After making sure that stray light cannot enter the focal surface, then it is time to do as much as possible so that the baffles and shields are illuminated as little as possible. If one has not prevented direct stray light from reaching the focal surface, it does little good to prevent the baffles and shields from being illuminated by (say) starlight.

Implementation

Such a telescope has been constructed and used for nearly a decade. The following image taken at the radius of curvature illustrates the three principle means for controlling stray light. This telescope is as it will be used later than night. Notice that there is no light shroud. With proper control over stray light such a shroud is not needed at a dark site.

For this particular telescope, the focuser baffle allows a fully illuminated field of view of 0.7 inches, while the stray light shield provides a fully dark field of view of 1.2 inches, and the secondary mirror is but 3.7 inches on the minor axis. With this slight narrowing of the fully illuminated field of view, and the slight reduction in size of the secondary mirror the primary baffle diameter need only be as wide as the upper ring diameter--making for compact storage. This fully illuminated field of view has proven to be completely invisible at the eyepiece, allowing a 31mm Nagler eyepiece to avoid showing obvious vignetting on the observed field of view of 76 arc minutes. Even though this eyepiece in this focal ratio creates an exit pupil larger than can be admitted into the dark adapted human eye.

It should be observed that the spider vanes are almost invisible. This is on purpose. They are very thin (0.006") and also spray painted flat black.

The second image shows the rest of the stray light control used on this telescope. Notice that even the truss poles are blackened where they are near the light path. Everything in or near the light path is painted flat black, everything not near the optical path is finished like fine furniture.

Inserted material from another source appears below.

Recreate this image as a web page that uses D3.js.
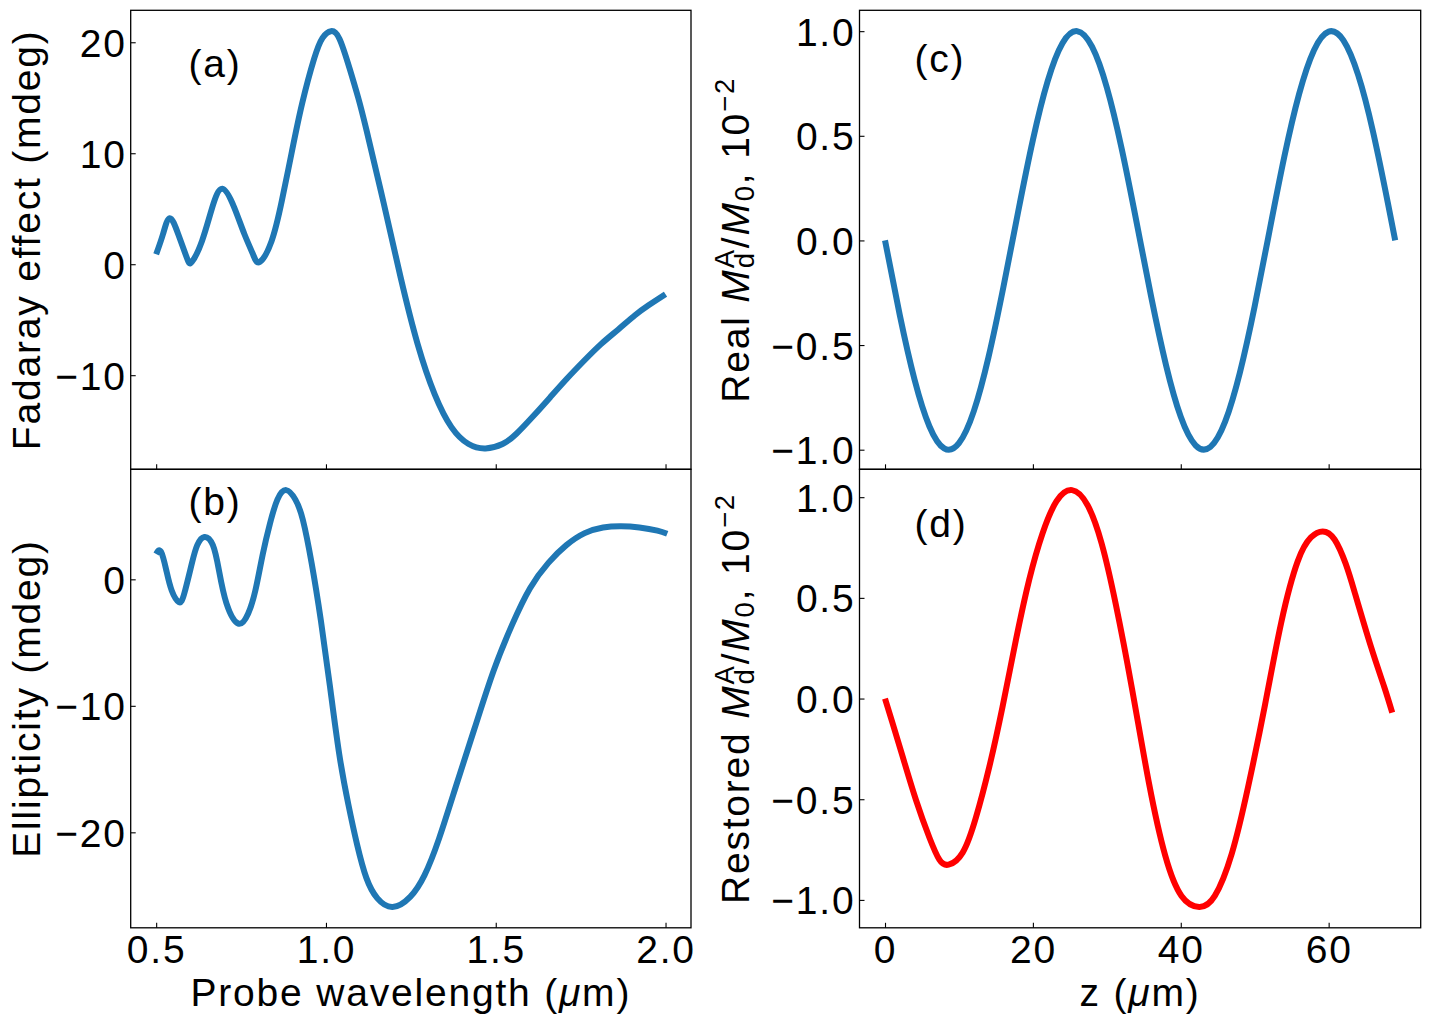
<!DOCTYPE html>
<html lang="en">
<head>
  <meta charset="utf-8">
  <title>Faraday effect, ellipticity and magnetization profile</title>
  <script src="https://cdn.jsdelivr.net/npm/d3@7"></script>
  <style>
    body { margin: 0; background: #fff; }
    text { font-family: Arial, "Liberation Sans", sans-serif; fill: #000; letter-spacing: 1.8px; }
  </style>
</head>
<body>
<script>
  // ---- values ----
  // (a) Faraday effect vs probe wavelength
  var lamA = [0.50, 0.52, 0.54, 0.565, 0.59, 0.605, 0.635, 0.665, 0.695, 0.73, 0.76, 0.785, 0.805,
              0.84, 0.87, 0.90, 0.93, 0.965, 0.99, 1.015, 1.04, 1.07, 1.095, 1.12, 1.17, 1.22, 1.27,
              1.32, 1.37, 1.42, 1.47, 1.52, 1.56, 1.61, 1.66, 1.71, 1.76, 1.81, 1.86, 1.91, 1.95, 2.00];
  var faraday = [0.9, 2.7, 4.15, 2.7, 0.6, 0.2, 2.1, 5.1, 6.8, 5.1, 2.7, 0.9, 0.2,
                 2.1, 5.7, 10.2, 14.5, 18.5, 20.4, 21.0, 20.3, 17.6, 15.0, 12.0, 5.5, -1.2, -7.2,
                 -11.7, -14.7, -16.2, -16.6, -16.2, -15.3, -13.7, -12.0, -10.3, -8.7, -7.2, -5.9, -4.6, -3.7, -2.7];

  // (b) ellipticity vs probe wavelength
  var lamB = [0.50, 0.514, 0.53, 0.546, 0.567, 0.583, 0.605, 0.621, 0.642, 0.667, 0.685, 0.707, 0.742,
              0.771, 0.792, 0.814, 0.835, 0.857, 0.883, 0.91, 0.932, 0.958, 0.985, 1.012, 1.039, 1.066,
              1.092, 1.119, 1.151, 1.196, 1.248, 1.29, 1.333, 1.387, 1.441, 1.494, 1.548, 1.601, 1.655,
              1.708, 1.762, 1.816, 1.869, 1.923, 1.976, 2.005];
  var ellip = [2.0, 2.2, 0.7, -0.9, -1.8, -1.1, 1.25, 2.7, 3.35, 2.7, 0.7, -1.9, -3.5,
               -2.7, -0.9, 2.0, 4.4, 6.3, 7.05, 6.3, 4.7, 1.25, -3.25, -8.5, -13.8, -17.8,
               -21.0, -23.6, -25.2, -25.9, -25.1, -23.4, -20.5, -16.0, -11.5, -7.2, -3.6, -0.7, 1.3,
               2.7, 3.65, 4.1, 4.2, 4.1, 3.85, 3.6];

  // (c) real magnetization profile vs z
  var zC = [0, 2, 4, 6, 8, 10, 12, 14, 16, 18, 20, 22, 24, 26, 28, 30, 32, 34, 36, 38,
            40, 42, 44, 46, 48, 50, 52, 54, 56, 58, 60, 62, 64, 66, 68, 69];
  var realM = [0, -0.357, -0.666, -0.888, -0.994, -0.969, -0.817, -0.557, -0.225, 0.136, 0.48,
               0.761, 0.942, 1.0, 0.926, 0.731, 0.44, 0.091, -0.27, -0.595, -0.843, -0.979,
               -0.987, -0.866, -0.631, -0.314, 0.045, 0.399, 0.699, 0.908, 0.998, 0.956, 0.79,
               0.52, 0.181, 0.0];

  // (d) restored magnetization profile vs z
  var zD = [0, 1, 2.4, 4.2, 6, 7.35, 8.6, 10.5, 12.3, 14.1, 15.9, 17.7, 19.5, 21.3, 23.2, 25.3,
            27.4, 29.3, 31.2, 33.4, 35.7, 37.9, 40.1, 42.5, 44.6, 46.9, 49.1, 51.4, 53.6, 55.8,
            57.6, 59.2, 60.8, 62.3, 63.5, 65.7, 67.5, 68.6];
  var restM = [0, -0.12, -0.29, -0.505, -0.69, -0.80, -0.825, -0.765, -0.59, -0.34, -0.04, 0.29,
               0.59, 0.82, 0.98, 1.035, 0.96, 0.77, 0.47, 0.05, -0.42, -0.78, -0.98, -1.035, -0.98,
               -0.77, -0.44, -0.03, 0.38, 0.68, 0.80, 0.83, 0.79, 0.67, 0.53, 0.26, 0.06, -0.07];

  // tick labels
  var lamTicks = [0.5, 1.0, 1.5, 2.0];
  var zTicks = [0, 20, 40, 60];
  var faradayTicks = [-10, 0, 10, 20];
  var ellipTicks = [-20, -10, 0];
  var mTicks = [-1.0, -0.5, 0.0, 0.5, 1.0];

  // ---- layout ----
  var W = 1437, H = 1021;
  var fontSize = 39, subSize = 27.5;
  var leftCol = [130.7, 691], rightCol = [859.5, 1420.7];
  var rows = [10.3, 469.3, 927.8];

  var svg = d3.select('body').append('svg')
    .attr('width', W)
    .attr('height', H);

  // matplotlib style 5% margins around the data
  function padded(values) {
    var e = d3.extent(values);
    var p = (e[1] - e[0]) * 0.05;
    return [e[0] - p, e[1] + p];
  }

  function drawPanel(o) {
    var x0 = o.col[0], x1 = o.col[1], y0 = o.row[0], y1 = o.row[1];
    var x = d3.scaleLinear().domain(o.xDomain).range([x0, x1]);
    var y = d3.scaleLinear().domain(padded(o.ys)).range([y1, y0]);
    var g = svg.append('g');

    // inward ticks on bottom and left
    var xAxis = g.append('g')
      .attr('transform', 'translate(0,' + y1 + ')')
      .call(d3.axisBottom(x).tickValues(o.xTicks).tickSize(-5).tickPadding(8)
        .tickFormat(o.xLabels ? d3.format(o.xFormat) : ''));
    var yAxis = g.append('g')
      .attr('transform', 'translate(' + x0 + ',0)')
      .call(d3.axisLeft(y).tickValues(o.yTicks).tickSize(-5).tickPadding(4)
        .tickFormat(d3.format(o.yFormat)));
    [xAxis, yAxis].forEach(function (a) {
      a.select('.domain').remove();
      a.attr('font-size', fontSize);
      a.selectAll('.tick line').attr('stroke-width', 1.1);
    });
    yAxis.selectAll('.tick text').attr('dy', '0.36em');

    g.append('path')
      .datum(d3.zip(o.xs, o.ys))
      .attr('fill', 'none')
      .attr('stroke', o.color)
      .attr('stroke-width', 6)
      .attr('stroke-linejoin', 'round')
      .attr('d', d3.line()
        .x(function (d) { return x(d[0]); })
        .y(function (d) { return y(d[1]); })
        .curve(d3.curveNatural));

    g.append('rect')
      .attr('x', x0).attr('y', y0)
      .attr('width', x1 - x0).attr('height', y1 - y0)
      .attr('fill', 'none')
      .attr('stroke', '#000')
      .attr('stroke-width', 1.3);

    g.append('text')
      .attr('x', x0 + o.tag[0] * (x1 - x0))
      .attr('y', y0 + o.tag[1] * (y1 - y0))
      .attr('font-size', fontSize)
      .text(o.name);
  }

  var lamDomain = padded(lamA);
  var zDomain = padded(zC);

  drawPanel({ name: '(a)', col: leftCol, row: [rows[0], rows[1]], xs: lamA, ys: faraday,
    xDomain: lamDomain, xTicks: lamTicks, xFormat: '.1f', xLabels: false,
    yTicks: faradayTicks, yFormat: 'd', color: '#1f77b4', tag: [0.103, 0.146] });
  drawPanel({ name: '(b)', col: leftCol, row: [rows[1], rows[2]], xs: lamB, ys: ellip,
    xDomain: lamDomain, xTicks: lamTicks, xFormat: '.1f', xLabels: true,
    yTicks: ellipTicks, yFormat: 'd', color: '#1f77b4', tag: [0.103, 0.10] });
  drawPanel({ name: '(c)', col: rightCol, row: [rows[0], rows[1]], xs: zC, ys: realM,
    xDomain: zDomain, xTicks: zTicks, xFormat: 'd', xLabels: false,
    yTicks: mTicks, yFormat: '.1f', color: '#1f77b4', tag: [0.098, 0.135] });
  drawPanel({ name: '(d)', col: rightCol, row: [rows[1], rows[2]], xs: zD, ys: restM,
    xDomain: zDomain, xTicks: zTicks, xFormat: 'd', xLabels: true,
    yTicks: mTicks, yFormat: '.1f', color: '#ff0000', tag: [0.098, 0.148] });

  // ---- axis titles ----
  function xTitle(cx, pre) {
    var t = svg.append('text')
      .attr('x', cx).attr('y', 1006)
      .attr('text-anchor', 'middle')
      .attr('font-size', fontSize);
    t.append('tspan').text(pre + '(');
    t.append('tspan').attr('font-style', 'italic').text('\u03bc');
    t.append('tspan').text('m)');
  }
  xTitle((leftCol[0] + leftCol[1]) / 2, 'Probe wavelength ');
  xTitle((rightCol[0] + rightCol[1]) / 2, 'z ');

  function yTitle(bx, cy) {
    return svg.append('text')
      .attr('transform', 'translate(' + bx + ',' + cy + ') rotate(-90)')
      .attr('text-anchor', 'middle')
      .attr('font-size', fontSize);
  }
  yTitle(40, (rows[0] + rows[1]) / 2).text('Fadaray effect (mdeg)');
  yTitle(40, (rows[1] + rows[2]) / 2).text('Ellipticity (mdeg)');

  function magTitle(cy, word) {
    var t = yTitle(749, cy);
    t.append('tspan').text(word + ' ');
    t.append('tspan').attr('font-style', 'italic').text('M');
    t.append('tspan').attr('font-size', subSize).attr('dy', 5).text('d');
    t.append('tspan').attr('font-size', subSize).attr('dx', -(0.556 * subSize + 1.8)).attr('dy', -20).text('A');
    t.append('tspan').attr('dy', 15).text('/');
    t.append('tspan').attr('font-style', 'italic').text('M');
    t.append('tspan').attr('font-size', subSize).attr('dy', 5).text('0');
    t.append('tspan').attr('dy', -5).text(', 10');
    t.append('tspan').attr('font-size', subSize).attr('dy', -15).text('\u22122');
  }
  magTitle((rows[0] + rows[1]) / 2, 'Real');
  magTitle((rows[1] + rows[2]) / 2, 'Restored');
</script>
</body>
</html>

1 the primary mirror in this case.

2 or transmission characteristics of a refracting objective

3 Opticians speak of focal ratios in the reciprocal sense: so F/4 is twice as fast as F/8

4 David Kriege, "The Dobsonian Telescope" Berry and Kriege. page 96

5 minor axis. Thus, the minimum possible obstruction in this telescope is 16% = 3.2 / 20 * 100%

6 This is decidedly not a rational to argue that offset secondary mirrors are necessary.